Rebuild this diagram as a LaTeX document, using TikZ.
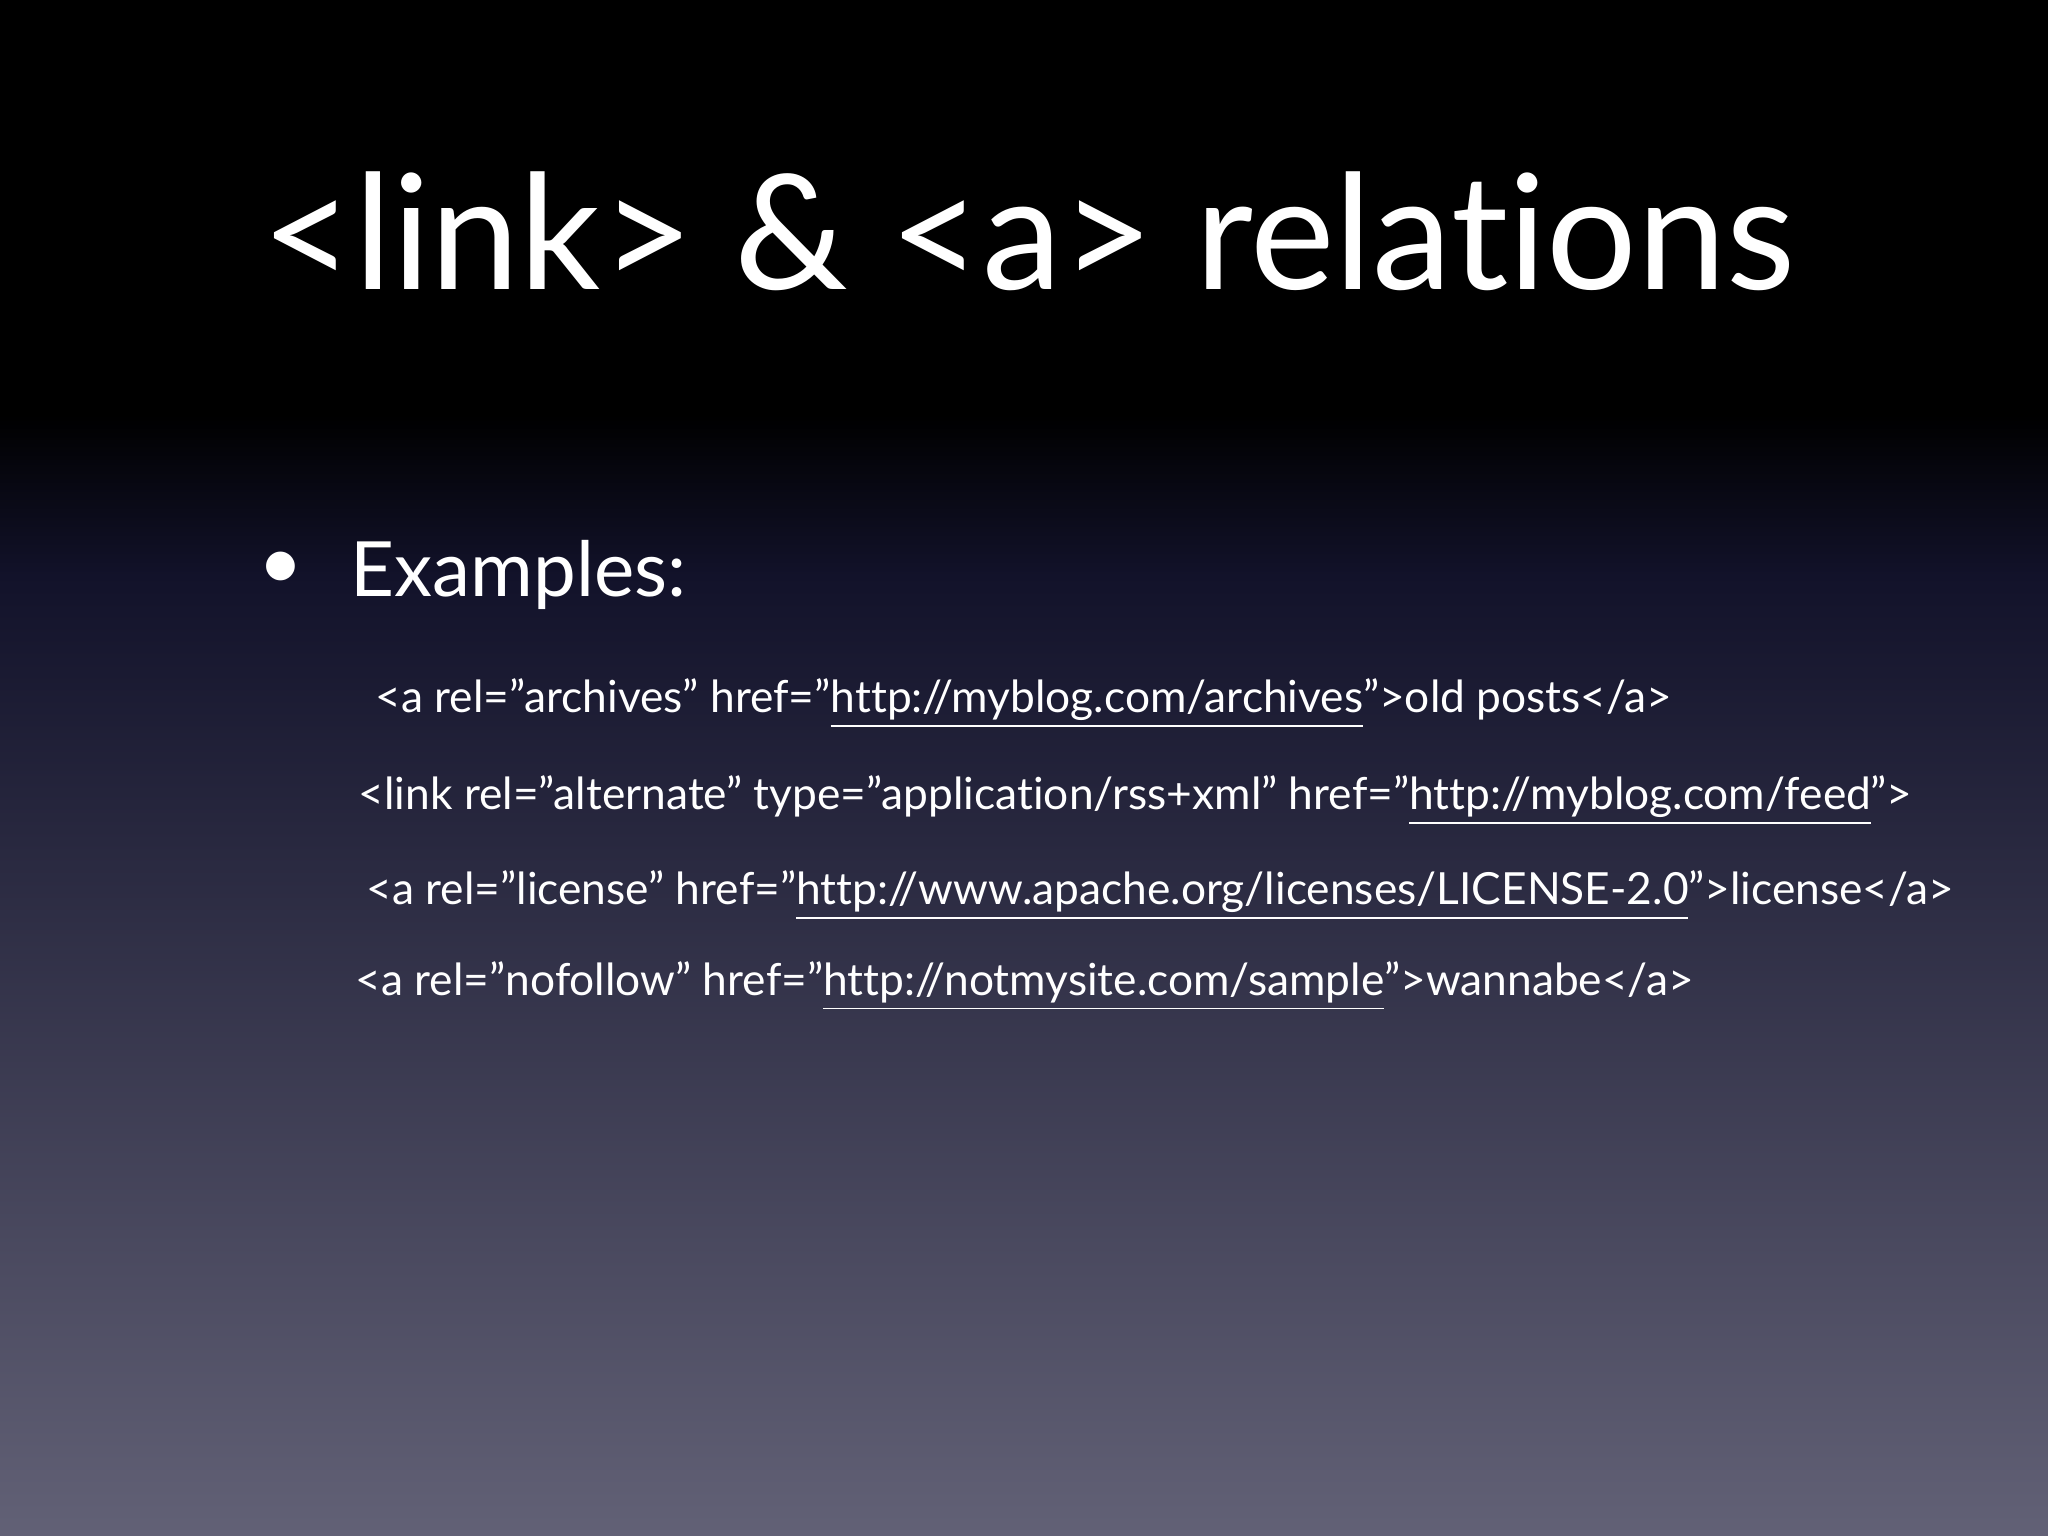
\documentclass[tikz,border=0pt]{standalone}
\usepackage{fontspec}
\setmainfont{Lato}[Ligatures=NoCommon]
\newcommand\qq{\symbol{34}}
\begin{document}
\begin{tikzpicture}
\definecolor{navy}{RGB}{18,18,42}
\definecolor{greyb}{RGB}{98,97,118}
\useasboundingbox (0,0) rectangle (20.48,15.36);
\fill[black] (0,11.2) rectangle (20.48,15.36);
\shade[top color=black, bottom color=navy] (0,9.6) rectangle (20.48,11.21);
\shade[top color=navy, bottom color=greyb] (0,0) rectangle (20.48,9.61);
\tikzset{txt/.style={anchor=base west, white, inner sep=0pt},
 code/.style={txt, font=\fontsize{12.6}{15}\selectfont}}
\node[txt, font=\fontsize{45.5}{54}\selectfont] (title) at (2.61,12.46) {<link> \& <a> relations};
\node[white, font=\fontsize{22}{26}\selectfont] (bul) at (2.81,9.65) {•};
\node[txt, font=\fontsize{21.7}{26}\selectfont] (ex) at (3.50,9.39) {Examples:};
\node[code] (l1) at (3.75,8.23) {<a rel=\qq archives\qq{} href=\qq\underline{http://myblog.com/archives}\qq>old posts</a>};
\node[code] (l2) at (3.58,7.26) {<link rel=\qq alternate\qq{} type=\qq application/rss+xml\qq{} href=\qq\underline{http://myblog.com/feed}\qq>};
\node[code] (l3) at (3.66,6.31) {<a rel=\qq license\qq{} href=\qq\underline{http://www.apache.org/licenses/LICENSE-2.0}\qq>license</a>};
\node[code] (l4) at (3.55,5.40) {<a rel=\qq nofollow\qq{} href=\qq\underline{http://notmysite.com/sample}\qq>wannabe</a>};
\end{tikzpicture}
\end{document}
□ □ □
Exercise instructions: Reproduce the full listing above verbatim, with no pictures included.

Solution for this exercise:
Rebuild this diagram as a LaTeX document, using TikZ.
\documentclass[tikz,border=0pt]{standalone}
\usepackage{fontspec}
\setmainfont{Lato}[Ligatures=NoCommon]
\newcommand\qq{\symbol{34}}
\begin{document}
\begin{tikzpicture}
\definecolor{navy}{RGB}{18,18,42}
\definecolor{greyb}{RGB}{98,97,118}
\useasboundingbox (0,0) rectangle (20.48,15.36);
\fill[black] (0,11.2) rectangle (20.48,15.36);
\shade[top color=black, bottom color=navy] (0,9.6) rectangle (20.48,11.21);
\shade[top color=navy, bottom color=greyb] (0,0) rectangle (20.48,9.61);
\tikzset{txt/.style={anchor=base west, white, inner sep=0pt},
 code/.style={txt, font=\fontsize{12.6}{15}\selectfont}}
\node[txt, font=\fontsize{45.5}{54}\selectfont] (title) at (2.61,12.46) {<link> \& <a> relations};
\node[white, font=\fontsize{22}{26}\selectfont] (bul) at (2.81,9.65) {•};
\node[txt, font=\fontsize{21.7}{26}\selectfont] (ex) at (3.50,9.39) {Examples:};
\node[code] (l1) at (3.75,8.23) {<a rel=\qq archives\qq{} href=\qq\underline{http://myblog.com/archives}\qq>old posts</a>};
\node[code] (l2) at (3.58,7.26) {<link rel=\qq alternate\qq{} type=\qq application/rss+xml\qq{} href=\qq\underline{http://myblog.com/feed}\qq>};
\node[code] (l3) at (3.66,6.31) {<a rel=\qq license\qq{} href=\qq\underline{http://www.apache.org/licenses/LICENSE-2.0}\qq>license</a>};
\node[code] (l4) at (3.55,5.40) {<a rel=\qq nofollow\qq{} href=\qq\underline{http://notmysite.com/sample}\qq>wannabe</a>};
\end{tikzpicture}
\end{document}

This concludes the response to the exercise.